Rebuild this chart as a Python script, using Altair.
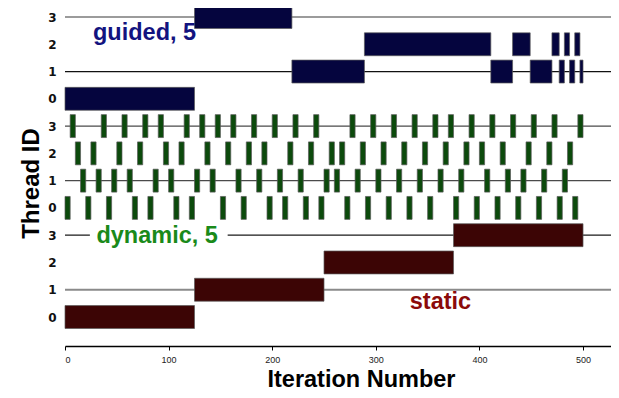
import altair as alt
import pandas as pd

# ---------------- data ----------------
static_thread = [0, 1, 2, 3]
static_start = [0, 125, 250, 375]
static_end = [125, 250, 375, 500]

guided_thread = [0, 3, 1, 2, 1, 2, 1, 2, 1, 2, 1, 2, 1]
guided_start = [0, 125, 219, 289, 411, 432, 449, 470, 477, 482, 487, 492, 497]
guided_end = [125, 219, 289, 411, 432, 449, 470, 477, 482, 487, 492, 497, 500]

dynamic_chunk = 5
dynamic_t0 = [0, 20, 40, 65, 80, 105, 120, 150, 170, 195, 210, 230, 245, 270, 290,
              310, 330, 350, 375, 395, 415, 435, 455, 475, 490]
dynamic_t1 = [15, 30, 45, 60, 85, 100, 125, 140, 165, 185, 205, 225, 250, 260, 280,
              300, 320, 340, 360, 380, 405, 425, 440, 460, 480]
dynamic_t2 = [10, 25, 50, 70, 95, 110, 135, 155, 175, 190, 215, 235, 255, 265, 285,
              305, 325, 345, 365, 385, 400, 420, 445, 465, 485]
dynamic_t3 = [5, 35, 55, 75, 90, 115, 130, 145, 160, 180, 200, 220, 240, 275, 295,
              315, 335, 355, 370, 390, 410, 430, 450, 470, 495]

group_offset = {"static": 0, "dynamic": 4, "guided": 8}
y_ticks = list(range(12))
x_ticks = [0, 100, 200, 300, 400, 500]

line_row = [1, 3, 5, 7, 9, 11]
line_color = ["#8a8a8a", "#1a1a1a", "#4a4a4a", "#4a4a4a", "#111111", "#7a7a7a"]
line_width = [2.0, 1.2, 1.2, 1.2, 1.2, 1.5]

label_text = ["guided, 5", "dynamic, 5", "static"]
label_x = [27, 30.3, 332.8]
label_y = [10.16, 2.70, 0.28]
label_color = ["#13137f", "#1a8a1a", "#8b0a0a"]

# ---------------- tables ----------------
rows = []
for t, s, e in zip(static_thread, static_start, static_end):
    rows.append({"schedule": "static", "thread": t, "start": s, "end": e})
for t, s, e in zip(guided_thread, guided_start, guided_end):
    rows.append({"schedule": "guided", "thread": t, "start": s, "end": e})
for t, lst in enumerate([dynamic_t0, dynamic_t1, dynamic_t2, dynamic_t3]):
    for s in lst:
        rows.append({"schedule": "dynamic", "thread": t, "start": s, "end": s + dynamic_chunk})
bars = pd.DataFrame(rows)
bars["row"] = bars["schedule"].map(group_offset) + bars["thread"]

lines = pd.DataFrame({"row": line_row, "c": line_color, "w": line_width})
labels = pd.DataFrame({"text": label_text, "x": label_x, "y": label_y, "c": label_color})
bg = pd.DataFrame({"x": [24], "x2": [157], "y": [2.8], "y2": [3.2]})

W, H = 546, 338
XMAX = 527
xscale = alt.Scale(domain=[0, XMAX], nice=False, zero=False)
yscale = alt.Scale(domain=[-1.063, 11.33], nice=False, zero=False)

xaxis = alt.Axis(values=x_ticks, title="Iteration Number", grid=False,
                 labelFont="Liberation Sans", labelFontSize=9, labelColor="#222",
                 labelPadding=5, tickSize=4, tickColor="#000", domainColor="#000",
                 domainWidth=1.5, titleFont="Liberation Sans", titleFontSize=23.5,
                 titleFontWeight="bold", titleColor="#000", titleX=296, titleY=40,
                 titleAlign="center", titleBaseline="alphabetic")
yaxis = alt.Axis(values=y_ticks, labelExpr="datum.value % 4", title="Thread ID",
                 grid=False, ticks=False, domain=False, labelFont="DejaVu Sans",
                 labelFontSize=12, labelFontWeight="bold", labelColor="#111",
                 labelPadding=9, labelOverlap=False, titleFont="Liberation Sans",
                 titleFontSize=24, titleFontWeight="bold", titleColor="#000",
                 titleX=-34, titleY=175, titleAngle=270, titleAlign="center",
                 titleBaseline="middle")

rules = alt.Chart(lines).mark_rule().encode(
    y=alt.Y("row:Q", scale=yscale, axis=yaxis),
    x=alt.datum(0, scale=xscale, axis=xaxis),
    x2=alt.datum(XMAX),
    color=alt.Color("c:N", scale=None),
    strokeWidth=alt.StrokeWidth("w:Q", scale=None),
)

bgrect = alt.Chart(bg).mark_rect(color="white").encode(
    x=alt.X("x:Q", scale=xscale, axis=xaxis), x2="x2:Q",
    y=alt.Y("y:Q", scale=yscale, axis=yaxis), y2="y2:Q",
)

rects = alt.Chart(bars).transform_calculate(
    y0="datum.row - 0.42", y1="datum.row + 0.42"
).mark_rect(stroke="#5a5a5a", strokeWidth=0.7).encode(
    x=alt.X("start:Q", scale=xscale, axis=xaxis), x2="end:Q",
    y=alt.Y("y0:Q", scale=yscale, axis=yaxis), y2="y1:Q",
    color=alt.Color("schedule:N", legend=None,
                    scale=alt.Scale(domain=["static", "dynamic", "guided"],
                                    range=["#3c0505", "#0c4a0c", "#05053e"])),
)

texts = alt.Chart(labels).mark_text(
    font="Liberation Sans", fontSize=23.5, fontWeight="bold", align="left",
    baseline="alphabetic"
).encode(
    x=alt.X("x:Q", scale=xscale, axis=xaxis), y=alt.Y("y:Q", scale=yscale, axis=yaxis),
    text="text:N", color=alt.Color("c:N", scale=None),
)

chart = alt.layer(rules, bgrect, rects, texts).properties(
    width=W, height=H,
    autosize=alt.AutoSizeParams(type="none"),
    padding={"left": 57, "top": 0, "right": 0, "bottom": 44},
).configure_view(stroke=None).configure_axis(labelOverlap=False)

chart.save("out.html", embed_options={"renderer": "svg", "actions": False})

━━━━━━

Return, unchanged, the lines from the first line of the material through the line that holds "492, 497, 500]", inclusive, omitting pictures.

Rebuild this chart as a Python script, using Altair.
import altair as alt
import pandas as pd

# ---------------- data ----------------
static_thread = [0, 1, 2, 3]
static_start = [0, 125, 250, 375]
static_end = [125, 250, 375, 500]

guided_thread = [0, 3, 1, 2, 1, 2, 1, 2, 1, 2, 1, 2, 1]
guided_start = [0, 125, 219, 289, 411, 432, 449, 470, 477, 482, 487, 492, 497]
guided_end = [125, 219, 289, 411, 432, 449, 470, 477, 482, 487, 492, 497, 500]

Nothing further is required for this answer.